Studies show women do make a difference. The Catalyst study found that Fortune 500 companies with the highest percentage of women on their boards experienced equity returns that were 53 percent higher than those with the fewest number of women on the board over the four-year span of the study. Furthermore, there is an increase in performance for companies with at least three women on the board. Companies in this group managed a 16.7 percent return on equity compared with 11.5 percent for the average company during the period.
Our presence in the boardroom makes the discussion more collegial and can open minds about strategy and product development. Shouldn't women also be at the table when business decisions are made about what services and products the company will provide? As a member of the CVS board, the three women board members regularly meet with the head of retail operations to talk about what we, as women, would like to see on the shelves. One tangible outcome: we helped devise the air travel packet for three-ounce bottles.
In my capacity as a director of real estate companies—Equity Residential and Equity Lifestyle Properties—the role is somewhat different. This is an industry typified by a cowboy approach, dominated by men. Women directors have helped changed the tone. On compensation committees, for instance, discussions have moved from how much smarter or better compensated an executive is to what we can do to support managers and make our people better.

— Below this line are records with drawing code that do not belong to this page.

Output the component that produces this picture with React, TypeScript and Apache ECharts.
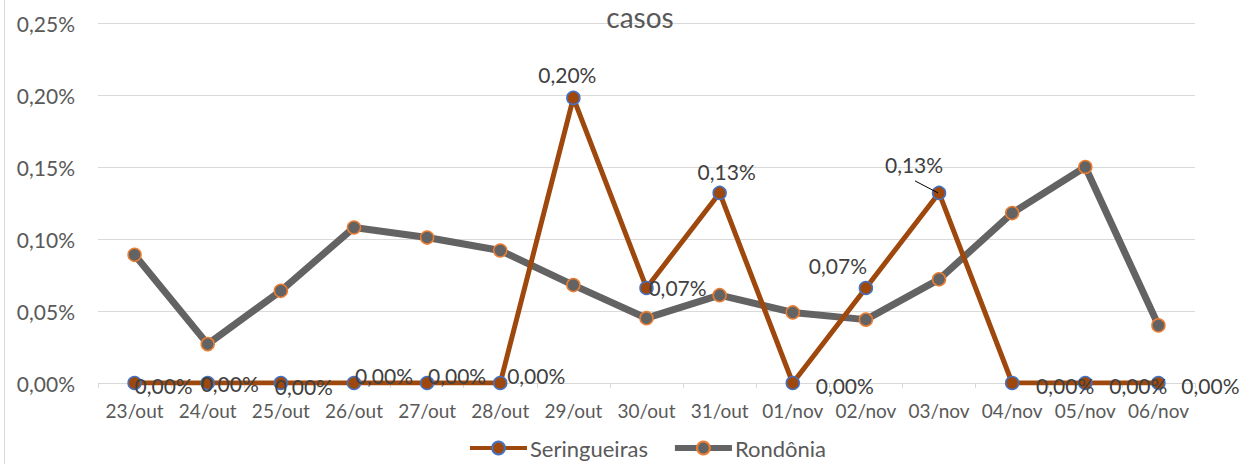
import React, { useEffect, useRef } from "react";
import * as echarts from "echarts";

const categories = [
  "23/out", "24/out", "25/out", "26/out", "27/out", "28/out", "29/out", "30/out",
  "31/out", "01/nov", "02/nov", "03/nov", "04/nov", "05/nov", "06/nov",
];
// values in percent
const seringueiras = [0, 0, 0, 0, 0, 0, 0.198, 0.066, 0.132, 0, 0.066, 0.132, 0, 0, 0];
const rondonia = [0.089, 0.027, 0.064, 0.108, 0.101, 0.092, 0.068, 0.045, 0.061, 0.049, 0.044, 0.072, 0.118, 0.15, 0.04];
const seriesNames = ["Seringueiras", "Rondônia"];
const titleText = "casos";

// label placement (offset from point) for Seringueiras labels
const labelOffsets: number[][] = [
  [29, 2], [22, 0], [23, 3], [30, -8], [30, -8], [36, -8], [-6, -23], [31, 0],
  [7, -21], [52, 2], [-28, -22], [-25, -28], [53, 2], [53, 2], [52, 2],
];
const leaderIndex = 11;

const FONT = "Lato";
const fmt = (v: number) => v.toFixed(2).replace(".", ",") + "%";

export default function App() {
  const ref = useRef<HTMLDivElement>(null);
  useEffect(() => {
    if (!ref.current) return;
    const chart = echarts.init(ref.current, null, { renderer: "svg" });
    const serData = seringueiras.map((v, i) => ({
      value: v,
      label: { offset: labelOffsets[i] },
    }));
    chart.setOption({
      animation: false,
      backgroundColor: "#fff",
      title: {
        text: titleText,
        left: 640,
        textAlign: "center",
        top: 3,
        padding: 0,
        textStyle: { fontFamily: FONT, fontSize: 28, fontWeight: "normal", color: "#595959" },
      },
      legend: {
        data: [
          { name: seriesNames[0], lineStyle: { width: 4 } },
          { name: seriesNames[1], lineStyle: { width: 6 } },
        ],
        bottom: 0,
        left: 463,
        itemWidth: 57,
        itemHeight: 16,
        itemGap: 24,
        textStyle: { fontFamily: FONT, fontSize: 22, color: "#595959", padding: [0, 0, 0, -2] },
      },
      grid: { left: 98, right: 55, top: 23, bottom: 81, containLabel: false },
      xAxis: {
        type: "category",
        data: categories,
        boundaryGap: true,
        axisLine: { lineStyle: { color: "#d9d9d9", width: 1 } },
        axisTick: { show: true, length: 5, lineStyle: { color: "#d9d9d9" } },
        axisLabel: { fontFamily: FONT, fontSize: 19, color: "#595959", margin: 18, interval: 0 },
      },
      yAxis: {
        type: "value",
        min: 0,
        max: 0.25,
        interval: 0.05,
        axisLine: { show: false },
        axisTick: { show: false },
        splitLine: { lineStyle: { color: "#d9d9d9", width: 1 } },
        axisLabel: { fontFamily: FONT, fontSize: 21, color: "#595959", margin: 23, formatter: (v: number) => fmt(v) },
      },
      series: [
        {
          name: seriesNames[1],
          type: "line",
          data: rondonia,
          z: 2,
          symbol: "circle",
          symbolSize: 13,
          lineStyle: { color: "#636363", width: 7 },
          itemStyle: { color: "#636363", borderColor: "#ED7D31", borderWidth: 1.5 },
        },
        {
          name: seriesNames[0],
          type: "line",
          data: serData,
          z: 3,
          symbol: "circle",
          symbolSize: 13,
          lineStyle: { color: "#9E480E", width: 5 },
          itemStyle: { color: "#9E480E", borderColor: "#4472C4", borderWidth: 1.5 },
          label: {
            show: true,
            position: "inside",
            fontFamily: FONT,
            fontSize: 21,
            color: "#404040",
            formatter: (p: any) => fmt(p.value),
          },
        },
      ],
    });
    // leader line for the displaced label, anchored to the point through the axes
    const p = chart.convertToPixel({ seriesIndex: 1 }, [leaderIndex, seringueiras[leaderIndex]]) as number[];
    if (p) {
      chart.setOption({
        graphic: [
          {
            type: "line",
            z: 100,
            shape: { x1: p[0] - 24, y1: p[1] - 12, x2: p[0] - 1, y2: p[1] },
            style: { stroke: "#000", lineWidth: 1 },
          },
        ],
      });
    }
    return () => chart.dispose();
  }, []);
  return (
    <div style={{ position: "fixed", left: 0, top: 0, width: 1250, height: 464, background: "#fff" }}>
      <div ref={ref} style={{ position: "absolute", left: 0, top: 0, width: 1250, height: 464 }} />
      <div style={{ position: "absolute", left: 4, top: 0, width: 0, height: 464, borderLeft: "1px solid #d9d9d9" }} />
    </div>
  );
}
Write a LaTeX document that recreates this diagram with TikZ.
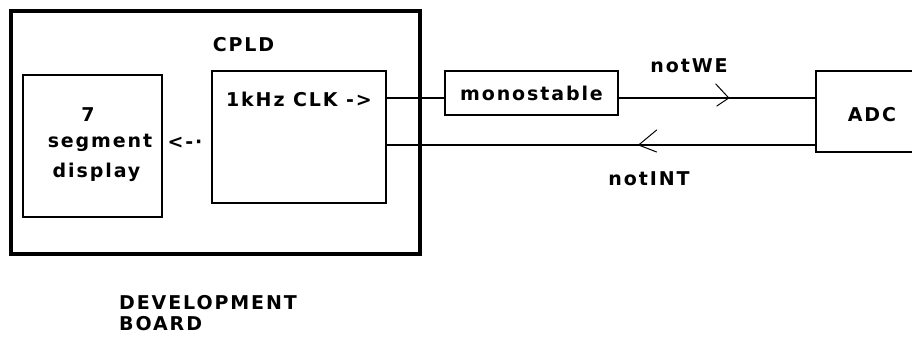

In the four decades since I received my law degree, I've seen my share of glass ceilings, broken through several, and run up against some brick walls. However, the one thing I know to be true is that progress is achievable. We have made strides over the last couple of decades. There are more women in positions of power leading world-class companies. No one is embarrassed any more to have the conversation about getting more women on boards and into executive suites, which we could not say even five years ago. And, five years from now, it will look very different again.